Фрида обожала яркие ткани, накидки и шали, гирлянды-украшения из камней величиной с кулак. Она с такой яростью выставляла себя мексиканкой, как будто бы ее тело было образом родной страны, растерзанной колонизаторами, хотя она вполне, если следовать метрике, могла бы предстать немкой, венгеркой или еврейкой.
Выставка начинается с ее мучительной истории, а завершается ее блестящей посмертной славой. Созданная ею яркая и больная мода превратилась в моду на Фриду со столь легко воспроизводимыми чертами: варварскими цветами, усами, бровями. Из калеки она превратилась в «икону стиля», причем такую икону, которую переписывают кому не лень.
Galliera — музей моды, и потому здесь показаны все оммажи «фридомании», которой отдали дань и Ричард Куинн, и Жан Поль Готье, и Йодзи Ямамото. В образе Фриды Карл Лагерфельд снял для Vogue Клаудию Шиффер в кампании Chanel. Александр Маккуин делал для Givenchy серию хайтековских корсетов, выставленную здесь в такой же шеренге.
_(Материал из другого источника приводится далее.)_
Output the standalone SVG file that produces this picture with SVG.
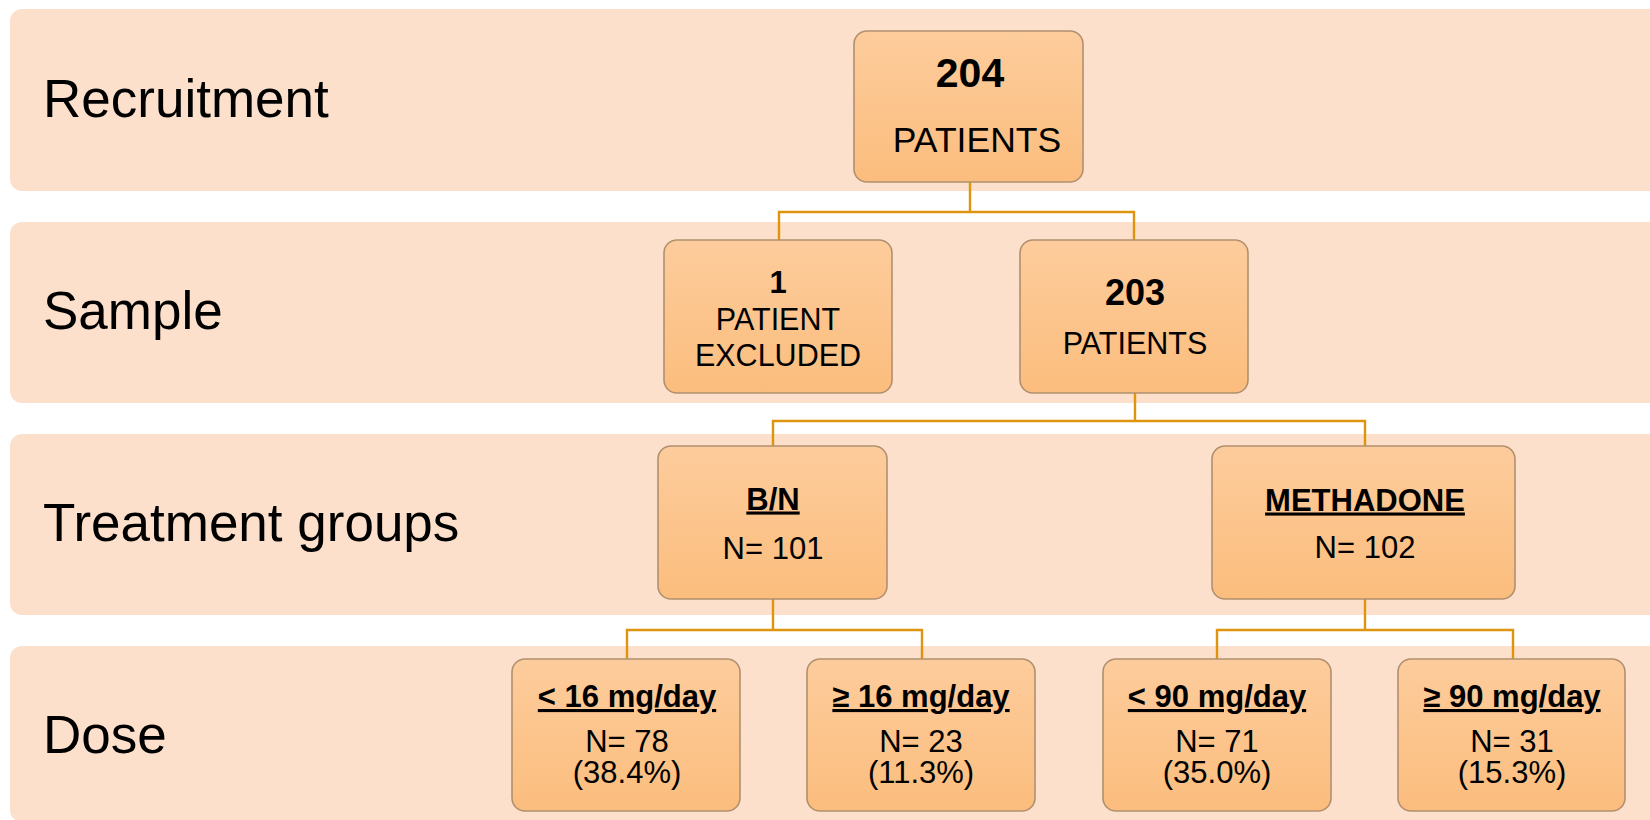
<svg xmlns="http://www.w3.org/2000/svg" width="1650" height="820" viewBox="0 0 1650 820">
<defs>
<linearGradient id="boxg" x1="0" y1="0" x2="0" y2="1">
<stop offset="0" stop-color="#FDCC9C"/>
<stop offset="1" stop-color="#FBBD7D"/>
</linearGradient>
</defs>
<style>
.band{fill:#FDE0CB}
.lbl{font-family:"Liberation Sans",Arial,sans-serif;font-size:53px;fill:#000}
.box{fill:url(#boxg);stroke:#B0906F;stroke-width:1.6}
.t{font-family:"Liberation Sans",Arial,sans-serif;fill:#000;text-anchor:middle}
.b{font-weight:bold}
.u{text-decoration:underline}
.conn{fill:none;stroke:#DE950D;stroke-width:2.4}
</style>
<g id="bands">
<rect class="band" x="10" y="9" width="1660" height="182" rx="12"/>
<rect class="band" x="10" y="222" width="1660" height="181" rx="12"/>
<rect class="band" x="10" y="434" width="1660" height="181" rx="12"/>
<rect class="band" x="10" y="646" width="1660" height="176" rx="12"/>
<text class="lbl" x="43" y="117">Recruitment</text>
<text class="lbl" x="43" y="329">Sample</text>
<text class="lbl" x="43" y="541">Treatment groups</text>
<text class="lbl" x="43" y="753">Dose</text>
</g>
<g id="connectors">
<path class="conn" d="M970 181 V212 M779 240 V212 H1134 V240"/>
<path class="conn" d="M1135 393 V421 M773 446 V421 H1365 V446"/>
<path class="conn" d="M773 599 V630 M627 659 V630 H922 V659"/>
<path class="conn" d="M1365 599 V630 M1217 659 V630 H1513 V659"/>
</g>
<g id="n204">
<rect class="box" x="854" y="31" width="229" height="151" rx="13"/>
<text class="t b" x="970" y="87" font-size="41">204</text>
<text class="t" x="977" y="152" font-size="35.5">PATIENTS</text>
</g>
<g id="n1">
<rect class="box" x="664" y="240" width="228" height="153" rx="13"/>
<text class="t b" x="778" y="293" font-size="31">1</text>
<text class="t" x="778" y="330" font-size="30.5">PATIENT</text>
<text class="t" x="778" y="366" font-size="30.5">EXCLUDED</text>
</g>
<g id="n203">
<rect class="box" x="1020" y="240" width="228" height="153" rx="13"/>
<text class="t b" x="1135" y="305" font-size="36">203</text>
<text class="t" x="1135" y="354" font-size="30.5">PATIENTS</text>
</g>
<g id="nbn">
<rect class="box" x="658" y="446" width="229" height="153" rx="13"/>
<text class="t b u" x="773" y="509.5" font-size="31">B/N</text>
<text class="t" x="773" y="558.5" font-size="31">N= 101</text>
</g>
<g id="nmeth">
<rect class="box" x="1212" y="446" width="303" height="153" rx="13"/>
<text class="t b u" x="1365" y="510.5" font-size="31">METHADONE</text>
<text class="t" x="1365" y="557.5" font-size="31">N= 102</text>
</g>
<g id="nlt16">
<rect class="box" x="512" y="659" width="228" height="152" rx="13"/>
<text class="t b u" x="627" y="707" font-size="31">&lt; 16 mg/day</text>
<text class="t" x="627" y="752" font-size="31">N= 78</text>
<text class="t" x="627" y="783" font-size="31">(38.4%)</text>
</g>
<g id="nge16">
<rect class="box" x="807" y="659" width="228" height="152" rx="13"/>
<text class="t b u" x="921" y="707" font-size="31">≥ 16 mg/day</text>
<text class="t" x="921" y="752" font-size="31">N= 23</text>
<text class="t" x="921" y="783" font-size="31">(11.3%)</text>
</g>
<g id="nlt90">
<rect class="box" x="1103" y="659" width="228" height="152" rx="13"/>
<text class="t b u" x="1217" y="707" font-size="31">&lt; 90 mg/day</text>
<text class="t" x="1217" y="752" font-size="31">N= 71</text>
<text class="t" x="1217" y="783" font-size="31">(35.0%)</text>
</g>
<g id="nge90">
<rect class="box" x="1398" y="659" width="227" height="152" rx="13"/>
<text class="t b u" x="1512" y="707" font-size="31">≥ 90 mg/day</text>
<text class="t" x="1512" y="752" font-size="31">N= 31</text>
<text class="t" x="1512" y="783" font-size="31">(15.3%)</text>
</g>
</svg>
Эта выставка дает ключ к пониманию живописи Фриды Кало, всегда выделяющейся в любой экспозиции и часто ставившей меня в тупик. Она сама вместе со своей живописью и графикой, своими болезнями и зависимостями стала произведением искусства, буквально собирая по кускам свое тело, постепенно заменяя отказывающие члены, превращаясь в куклу или андроида, персонажа кинематографической вселенной Marvel — оставляя другим образ, рисунок, очищенный от боли и горя. Внешность до сих пор обманчива.